11 februari 2022

Voor die nieuwe badkamer er is, vindt er in je huis een vulkaanuitbarsting plaats die zich nauwelijks laat beschrijven. Daarvoor heb je overigens alle tijd, want zo’n uitbarsting neemt weken in beslag, slower motion bestaat niet. Daar komt dan nog bij dat de gevoelservaring bij zo’n verbouwing van elke minuut een stroperige eenheid maakt die veel langer duurt dan zestig seconden. En hier houdt het niet op.
Ook wij kregen een jaar of wat geleden een nieuwe badkamer en ook die verbouwing duurde enkele weken. Toen werd duidelijk dat een badkamer niet een uithoek maar juist het epicentrum is van een woning, maar wij bewoonden ons huis met zijn tweeën, en hadden nog een wasgelegenheid op zolder. Onze badkamer kwam trouwens op de plek van de vorige.
Bij de jongste is dat anders. Daar dringt zich midden op de middenverdieping een badkamer op waar die nooit was, waarvoor zelfs het trappenhuis moest wijken. Naarmate de tijd vordert neem in uitdijende cirkels ook de hoeveelheid gebruikt gereedschap, van schroevendraaier tot mortelbak steeds meer ruimte van de woning in beslag. Het huis is een koortsachtige kloppende wond geworden, waarin mensen wonen, twee volwassenen en twee kinderen die het allemaal blijmoedig nemen zoals het is. Een blijmoedigheid die voor volwassenen na een paar weken amper meer is op te brengen. Vandaar dat telefoontje van de jongste. Of ik soms zin heb om samen met de jongetjes en met haar een pannenkoek te eten bij Rhijnauwen.
Ze woont daar niet ver vandaan en als ze die knullen op hun fiets laat gaan, de een op een gewoon fietsje en die van drie op zijn loopfietsje, dan doet zij er net zo lang over als ik met mijn tien kilometer nodig heb om er te komen.
Die van zes zie ik ver voor de troepen uit aankomen over het bospad. Verderop herken ik zijn moeder aan haar mooie, lange wollen jas, die je al gauw wit zult noemen, maar dat ligt veel subtieler. In deze jas hebben beige en roze elkaar gevonden en ze zijn er beide beter van geworden, een kleur die meer is dan de som der delen. Daarom lijkt deze jas in niets op die van Gerri Eickhof.
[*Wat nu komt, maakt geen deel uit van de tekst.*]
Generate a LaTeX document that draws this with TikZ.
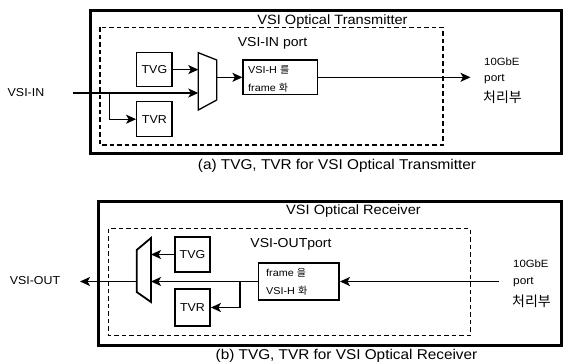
\documentclass[tikz,border=0pt]{standalone}
\usepackage{fontspec}
\setmainfont{Liberation Sans}[FakeStretch=1.08]
\newfontfamily\kr{Noto Sans CJK KR}
\usetikzlibrary{arrows.meta}
\begin{document}
\begin{tikzpicture}[x=1pt,y=-1pt,
  outerframe/.style={line width=3pt},
  dframe/.style={line width=1.5pt, dash pattern=on 4.5pt off 3pt},
  blk/.style={draw, line width=1.3pt, inner sep=0pt, font=\fontsize{11.5}{13}\selectfont},
  blkb/.style={draw, line width=1.8pt, inner sep=0pt, font=\fontsize{11.5}{13}\selectfont},
  arr/.style={-{Stealth[length=10pt,width=9pt,inset=2.5pt]}, line width=1.3pt},
  arrb/.style={-{Stealth[length=10pt,width=9pt,inset=2.5pt]}, line width=1.8pt},
  ttl/.style={font=\fontsize{13.5}{16}\selectfont, inner sep=0pt},
  captiontext/.style={font=\fontsize{14.2}{16}\selectfont, inner sep=0pt},
  prt/.style={font=\fontsize{13}{15}\selectfont, inner sep=0pt},
  io/.style={font=\fontsize{11.5}{14}\selectfont, inner sep=0pt},
  small/.style={font=\fontsize{10}{11}\selectfont, inner sep=0pt, anchor=west},
  gbe/.style={font=\fontsize{10.5}{12}\selectfont, inner sep=0pt, anchor=west},
  krl/.style={font=\kr\fontsize{14}{15}\selectfont, inner sep=0pt, anchor=west}]
\useasboundingbox (0,0) rectangle (566,364);

% ---------------- (a) ----------------
\draw[outerframe] (90,10.7) rectangle (561.7,153);
\draw[dframe] (100,27.3) rectangle (443,145);
\node[ttl] (ttla) at (332.5,21) {VSI Optical Transmitter};
\node[prt] (porta) at (272.5,43.3) {VSI-IN port};

\node[blk, minimum width=35.3pt, minimum height=34pt] (tvga) at (154.4,69.6) {TVG};
\node[blk, minimum width=35.3pt, minimum height=35pt] (tvra) at (154.4,119.2) {TVR};
\draw[line width=1.3pt] (198.3,52.7) -- (216.7,60) -- (216.7,100) -- (198.3,110) -- cycle;
\coordinate (muxaL) at (198.3,80);
\coordinate (muxaR) at (216.7,77.3);
\node[blk, minimum width=74.5pt, minimum height=34.5pt] (vsiha) at (280.3,77.3) {};
\node[small] (ha1) at (248,70) {VSI-H {\kr 를}};
\node[small] (ha2) at (248,87.5) {frame {\kr 화}};

\node[io] (vsiin) at (26,93) {VSI-IN};
\coordinate (inA) at (72.7,93);
\coordinate (brA) at (109.3,93);
\coordinate (outA) at (470.5,77.3);

\draw[arr] (tvga.east) -- (tvga.east -| muxaL);
\draw[arr] (inA) -- (inA -| muxaL);
\draw[arr] (brA) |- (tvra.west);
\draw[arr] (muxaR) -- (vsiha.west);
\draw[arr] (vsiha.east) -- (outA);

\node[gbe] (gbea) at (484,61.7) {10GbE};
\node[gbe, font=\fontsize{11}{12}\selectfont] (pta) at (484,79.5) {port};
\node[krl] (kra) at (483,97) {처리부};

\node[captiontext] (capa) at (337,166) {(a) TVG, TVR for VSI Optical Transmitter};

% ---------------- (b) ----------------
\draw[outerframe] (98.3,201.5) rectangle (561.7,345);
\draw[dframe] (108.3,228.7) rectangle (470.4,335.3);
\node[ttl] (ttlb) at (353.5,211.5) {VSI Optical Receiver};
\node[prt] (portb) at (291,244) {VSI-OUTport};

\draw[line width=1.8pt] (136.7,250) -- (151,238) -- (151,302) -- (136.7,292) -- cycle;
\coordinate (muxbR) at (151,270);
\coordinate (muxbL) at (136.7,281.5);
\node[blkb, minimum width=35pt, minimum height=35pt] (tvgb) at (192.5,254.5) {TVG};
\node[blkb, minimum width=35pt, minimum height=37pt] (tvrb) at (192.5,307.5) {TVR};
\node[blkb, minimum width=80.5pt, minimum height=37pt] (frameb) at (298.8,281.5) {};
\node[small] (hb1) at (266,273) {frame {\kr 을}};
\node[small] (hb2) at (266,291) {VSI-H {\kr 화}};

\node[io] (vsiout) at (35,281) {VSI-OUT};
\coordinate (inB) at (499,281.5);
\coordinate (brB) at (240,281.5);
\coordinate (outB) at (80,281.5);

\draw[arrb] (inB) -- (frameb.east);
\draw[arrb] (frameb.west) -- (frameb.west -| muxbR);
\draw[arrb] (brB) |- (tvrb.east);
\draw[arrb] (tvgb.west) -- (tvgb.west -| muxbR);
\draw[arrb] (muxbL) -- (outB);

\node[gbe] (gbeb) at (513,264) {10GbE};
\node[gbe, font=\fontsize{11}{12}\selectfont] (ptb) at (513,282) {port};
\node[krl] (krb) at (512,301) {처리부};

\node[captiontext] (capb) at (346.5,356) {(b) TVG, TVR for VSI Optical Receiver};
\end{tikzpicture}
\end{document}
De jongste loopt naast haar fiets. De kleine Markus zie ik pas later. Hij beweegt zich als een boomklevertje, niet over de stam van een boom, al zou hij dat ongetwijfeld graag willen. Hij slingert over en nog liever naast het pad en zoekt daarbij het liefst de modder op. Voorbijgangers schrikken omdat ze denken dat hij pardoes een sloot in zal rijden. Dat gebeurt niet, wel zoekt hij de rand van de narigheid zodat zijn fietsje wel eens in de modder rechtop blijft staan, wanneer hij afstapt, om langzaam naar links of rechts te neigen. Hij heeft alles onder controle.
Bij het pannenkoekenhuis zet ik het fietsje van Lukas aan de mijne vast, maar het lukt de jongste niet om het loopfietsje van Markus aan die van haar vast te maken. Dat is geen onvermogen, dat heeft alles te maken met de modder aan dat fietsje en met die lange lichte jas van haar die ook heel bevallig over een smerig wiel kan vallen. Dit is een ongelukkige combi.
Ze moppert op zichzelf. Waarom trekt ze ook zo’n besmettelijke bruidsjas aan ̶̶ ze is er inderdaad in getrouwd, terwijl ik uiteindelijk het fietsje van Markus maar aan mijn stalling toevoeg.
Ik zwijg, maar ik begrijp haar best. Ze is een Assepoes die even naar het bal wil in een pannenkoekhuis.